Written problem: Data follows below. Repeat exactly the lines between the line holding "Rebuild this diagram" and the line holding "(cmpLt) at (cmpL.center)", inclusive, and nothing more; drop pictures.

Available records:
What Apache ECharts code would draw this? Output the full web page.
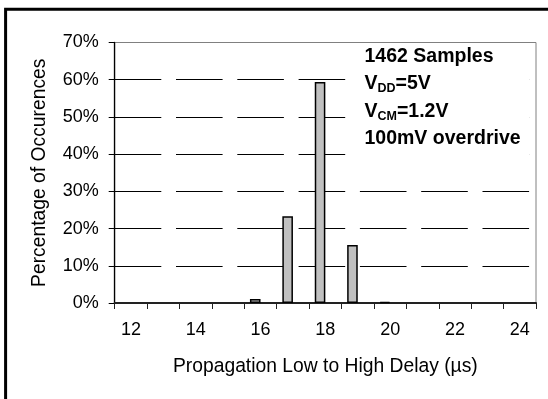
<!DOCTYPE html>
<html>
<head>
<meta charset="utf-8">
<script src="https://cdn.jsdelivr.net/npm/echarts@6/dist/echarts.min.js"></script>
<style>
  html, body { margin: 0; padding: 0; background: #fff; }
  #chart { width: 548px; height: 399px; }
</style>
</head>
<body>
<div id="chart"></div>
<script>
// Propagation delay bins (µs) and share of samples in each bin (%)
const delayBins = ['12', '13', '14', '15', '16', '17', '18', '19', '20', '21', '22', '23', '24'];
const occurrencePct = [0, 0, 0, 0, 1.1, 23.3, 59.4, 15.6, 0.3, 0, 0, 0, 0];
// empty companion series: keeps the bar in the left half of each bin
const companionPct = delayBins.map(() => null);
const yTicks = { min: 0, max: 70, step: 10 };
const noteLines = ['1462 Samples', 'V{s|DD}{b|=5V}', 'V{s|CM}{b|=1.2V}', '100mV overdrive'];

const FONT = '"Liberation Sans", Arial, sans-serif';
const chart = echarts.init(document.getElementById('chart'), null, { renderer: 'canvas' });

const noteTexts = noteLines.map((t, i) => ({
  type: 'text',
  left: 364.5,
  top: [47, 74, 102, 129][i],
  z: 101,
  style: {
    text: i === 1 || i === 2 ? '{b|V}' + t.slice(1) : t,
    font: 'bold 19.5px ' + FONT,
    fill: '#000',
    rich: {
      b: { fontFamily: FONT, fontWeight: 'bold', fontSize: 19.5, color: '#000', lineHeight: 23 },
      s: { fontFamily: FONT, fontWeight: 'bold', fontSize: 12.5, color: '#000', lineHeight: 23, verticalAlign: 'bottom' }
    }
  }
}));

chart.setOption({
  animation: false,
  backgroundColor: '#fff',
  grid: {
    left: 114.7, right: 12, top: 42.5, bottom: 96,
    show: true, borderColor: '#808080', borderWidth: 1, backgroundColor: 'transparent'
  },
  xAxis: {
    type: 'category',
    data: delayBins,
    boundaryGap: true,
    name: 'Propagation Low to High Delay (µs)',
    nameLocation: 'middle',
    nameGap: 54,
    nameTextStyle: { fontFamily: FONT, fontSize: 19.3, color: '#000' },
    axisLine: { show: true, lineStyle: { color: '#222', width: 2 } },
    axisTick: { show: true, interval: 0, length: 6, lineStyle: { color: '#222', width: 1 } },
    axisLabel: { interval: 1, margin: 18, fontFamily: FONT, fontSize: 18, color: '#000' },
    splitLine: { show: false }
  },
  yAxis: {
    type: 'value',
    min: yTicks.min, max: yTicks.max, interval: yTicks.step,
    name: 'Percentage of Occurences',
    nameLocation: 'middle',
    nameGap: 66,
    nameRotate: 90,
    nameTextStyle: { fontFamily: FONT, fontSize: 19.3, color: '#000' },
    axisLine: { show: true, lineStyle: { color: '#000', width: 1.3 } },
    axisTick: { show: true, length: 6, lineStyle: { color: '#000', width: 1 } },
    axisLabel: { margin: 16, fontFamily: FONT, fontSize: 18, color: '#000', formatter: '{value}%' },
    splitLine: {
      show: true, showMinLine: false, showMaxLine: false,
      lineStyle: { color: '#000', width: 1, type: [46.6, 14.7] }
    }
  },
  series: [
    {
      name: 'Occurrences', type: 'bar',
      // empty bins draw no bar
      data: occurrencePct.map(v => (v === 0 ? null : v)),
      barWidth: 10.6, barGap: '0%',
      itemStyle: { color: '#c0c0c0', borderColor: '#000', borderWidth: 1.5 },
      z: 3
    },
    {
      name: 'companion', type: 'bar', data: companionPct,
      barWidth: 10.6, barGap: '0%',
      itemStyle: { color: 'transparent' }
    }
  ],
  graphic: [
    {
      type: 'rect', z: 100,
      shape: { x: 346, y: 46, width: 183, height: 118 },
      style: { fill: '#fff', stroke: null }
    },
    ...noteTexts,
    {
      type: 'rect', z: 110, silent: true,
      shape: { x: 5.6, y: 9.3, width: 640, height: 500 },
      style: { fill: 'none', stroke: '#000', lineWidth: 3 }
    }
  ]
});
</script>
</body>
</html>
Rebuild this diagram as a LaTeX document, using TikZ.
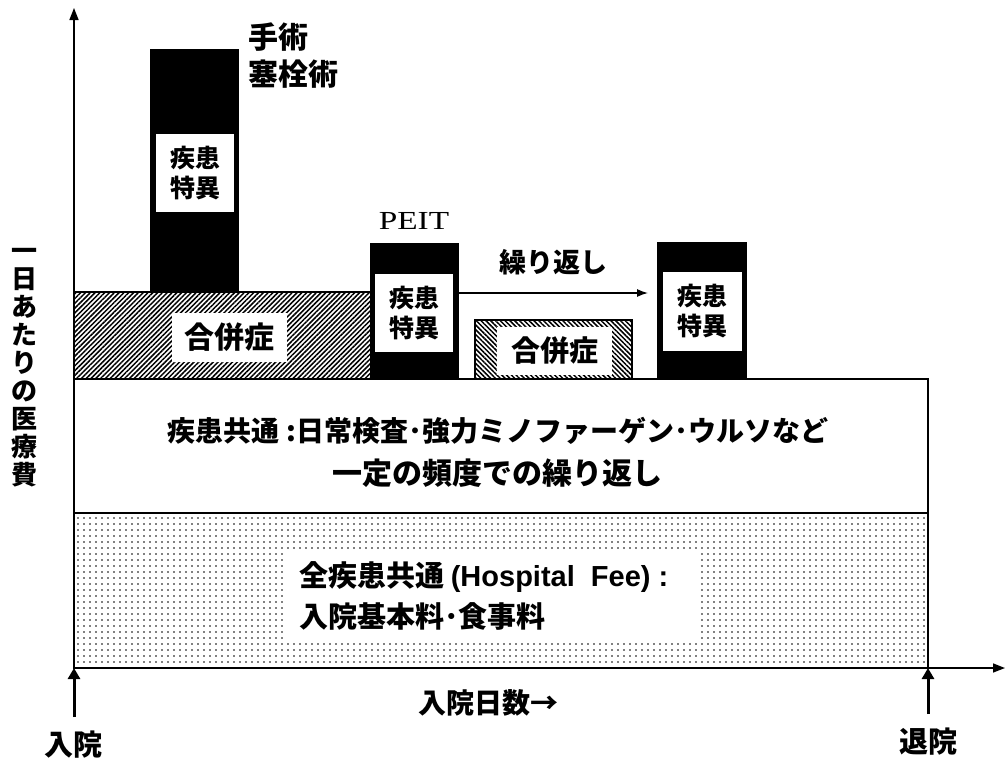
\documentclass[tikz,border=0pt]{standalone}
\usepackage{fontspec}
\setmainfont{Liberation Serif}
\newfontfamily\jp{Noto Sans CJK JP}
\newfontfamily\lsans{Liberation Sans}
\usetikzlibrary{patterns.meta,arrows.meta}
\newcommand\jf[2]{\jp\bfseries\fontsize{#1}{#2}\selectfont}
\begin{document}
\begin{tikzpicture}[x=1pt,y=-1pt,
  box/.style={inner sep=0pt, outer sep=0pt, anchor=north west, line width=1.5pt},
  hatchNE/.style={pattern={Lines[angle=45,distance=3.4pt,line width=1.5pt]}},
  hatchNW/.style={pattern={Lines[angle=-45,distance=3.4pt,line width=1.5pt]}},
  dotfill/.style={pattern={Dots[distance=6pt,radius=0.85pt]}},
  jt/.style={inner sep=0pt, align=center},
  upar/.style={line width=3pt, -{Triangle[length=11pt,width=12pt]}},
  axis/.style={line width=1.5pt, -{Triangle[length=12pt,width=9pt]}}
]
\useasboundingbox (0,0) rectangle (1005,758);

% base layers
\node[box, draw, dotfill, minimum width=854pt, minimum height=155pt] (base) at (74,513) {};
\node[box, fill=white, minimum width=412pt, minimum height=86pt] (hfbg) at (285,553) {};
\node[box, draw, fill=white, minimum width=854pt, minimum height=134pt] (common) at (74,379) {};

% left complication
\node[box, draw, hatchNE, minimum width=297pt, minimum height=87pt] (hatchL) at (74,292) {};
\node[box, fill=white, minimum width=115pt, minimum height=49pt] (cmpL) at (172,313) {};
\node[jt, font=\jf{30}{36}] (cmpLt) at (cmpL.center) {合併症};

% bar 1
\node[box, draw, fill=black, minimum width=87pt, minimum height=242pt] (bar1) at (151,50) {};
\node[box, fill=white, minimum width=78pt, minimum height=78pt] (in1) at (156,134) {};
\node[jt, font=\jf{25}{30}] (t1) at (in1.center) {疾患\\特異};
\node[jt, align=left, anchor=west, font=\jf{30}{37}] (surg) at (248,56) {手術\\塞栓術};

% bar 2
\node[box, draw, fill=black, minimum width=87pt, minimum height=135pt] (bar2) at (371,244) {};
\node[box, fill=white, minimum width=78pt, minimum height=78pt] (in2) at (375,274) {};
\node[jt, font=\jf{25}{30}] (t2) at (in2.center) {疾患\\特異};
\node[inner sep=0pt, font=\fontsize{26}{30}\selectfont, xscale=1.28] (peit) at (414,221) {PEIT};

% small complication
\node[box, draw, hatchNW, minimum width=157pt, minimum height=59pt] (hatchS) at (475,320) {};
\node[box, fill=white, minimum width=115pt, minimum height=48pt] (cmpS) at (497,327) {};
\node[jt, font=\jf{29}{35}] (cmpSt) at (cmpS.center) {合併症};

% bar 3
\node[box, draw, fill=black, minimum width=88pt, minimum height=136pt] (bar3) at (658,243) {};
\node[box, fill=white, minimum width=79pt, minimum height=79pt] (in3) at (663,272) {};
\node[jt, font=\jf{25}{30}] (t3) at (in3.center) {疾患\\特異};

% repeat arrow
\coordinate (ry) at (0,293);
\draw[line width=1.3pt, -{Latex[length=11pt,width=8pt]}] (bar2.east |- ry) -- ([xshift=-10pt]bar3.west |- ry);
\node[jt, font=\jf{27}{32}] (rep) at (553,262) {繰り返し};

% texts in layers
\node[jt, font=\jf{28}{32}] (ctext1) at (498,431) {疾患共通 :日常検査･強力ミノファーゲン･ウルソなど};
\node[jt, font=\jf{30}{32}] (ctext2) at (497,473) {一定の頻度での繰り返し};
\node[jt, align=left, anchor=west, font=\jf{29}{41}] (hftext) at (299,596) {全疾患共通 {\lsans\bfseries (Hospital\ \ Fee) :}\\入院基本料･食事料};

% axes
\coordinate (ytop) at (74,8);
\coordinate (xend) at (1005,668);
\draw[axis] (base.south west) -- (ytop);
\draw[axis] (base.south west) -- (xend);

% bottom labels and arrows
\node[jt, font=\jf{29}{30}] (adm) at (74,745) {入院};
\node[jt, font=\jf{29}{30}] (dis) at (928,742) {退院};
\draw[upar] ([yshift=14pt]adm.north) -- (base.south west);
\draw[upar] ([yshift=14pt]dis.north) -- (base.south east);
\node[jt, font=\jf{28}{30}] (xl) at (488,703) {入院日数→};

% y label
\node[jt, font=\jf{26}{28}] (yl) at (24,368) {一\\日\\あ\\た\\り\\の\\医\\療\\費};
\end{tikzpicture}
\end{document}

Written response:
Rebuild this diagram as a LaTeX document, using TikZ.
\documentclass[tikz,border=0pt]{standalone}
\usepackage{fontspec}
\setmainfont{Liberation Serif}
\newfontfamily\jp{Noto Sans CJK JP}
\newfontfamily\lsans{Liberation Sans}
\usetikzlibrary{patterns.meta,arrows.meta}
\newcommand\jf[2]{\jp\bfseries\fontsize{#1}{#2}\selectfont}
\begin{document}
\begin{tikzpicture}[x=1pt,y=-1pt,
  box/.style={inner sep=0pt, outer sep=0pt, anchor=north west, line width=1.5pt},
  hatchNE/.style={pattern={Lines[angle=45,distance=3.4pt,line width=1.5pt]}},
  hatchNW/.style={pattern={Lines[angle=-45,distance=3.4pt,line width=1.5pt]}},
  dotfill/.style={pattern={Dots[distance=6pt,radius=0.85pt]}},
  jt/.style={inner sep=0pt, align=center},
  upar/.style={line width=3pt, -{Triangle[length=11pt,width=12pt]}},
  axis/.style={line width=1.5pt, -{Triangle[length=12pt,width=9pt]}}
]
\useasboundingbox (0,0) rectangle (1005,758);

% base layers
\node[box, draw, dotfill, minimum width=854pt, minimum height=155pt] (base) at (74,513) {};
\node[box, fill=white, minimum width=412pt, minimum height=86pt] (hfbg) at (285,553) {};
\node[box, draw, fill=white, minimum width=854pt, minimum height=134pt] (common) at (74,379) {};

% left complication
\node[box, draw, hatchNE, minimum width=297pt, minimum height=87pt] (hatchL) at (74,292) {};
\node[box, fill=white, minimum width=115pt, minimum height=49pt] (cmpL) at (172,313) {};
\node[jt, font=\jf{30}{36}] (cmpLt) at (cmpL.center) {合併症};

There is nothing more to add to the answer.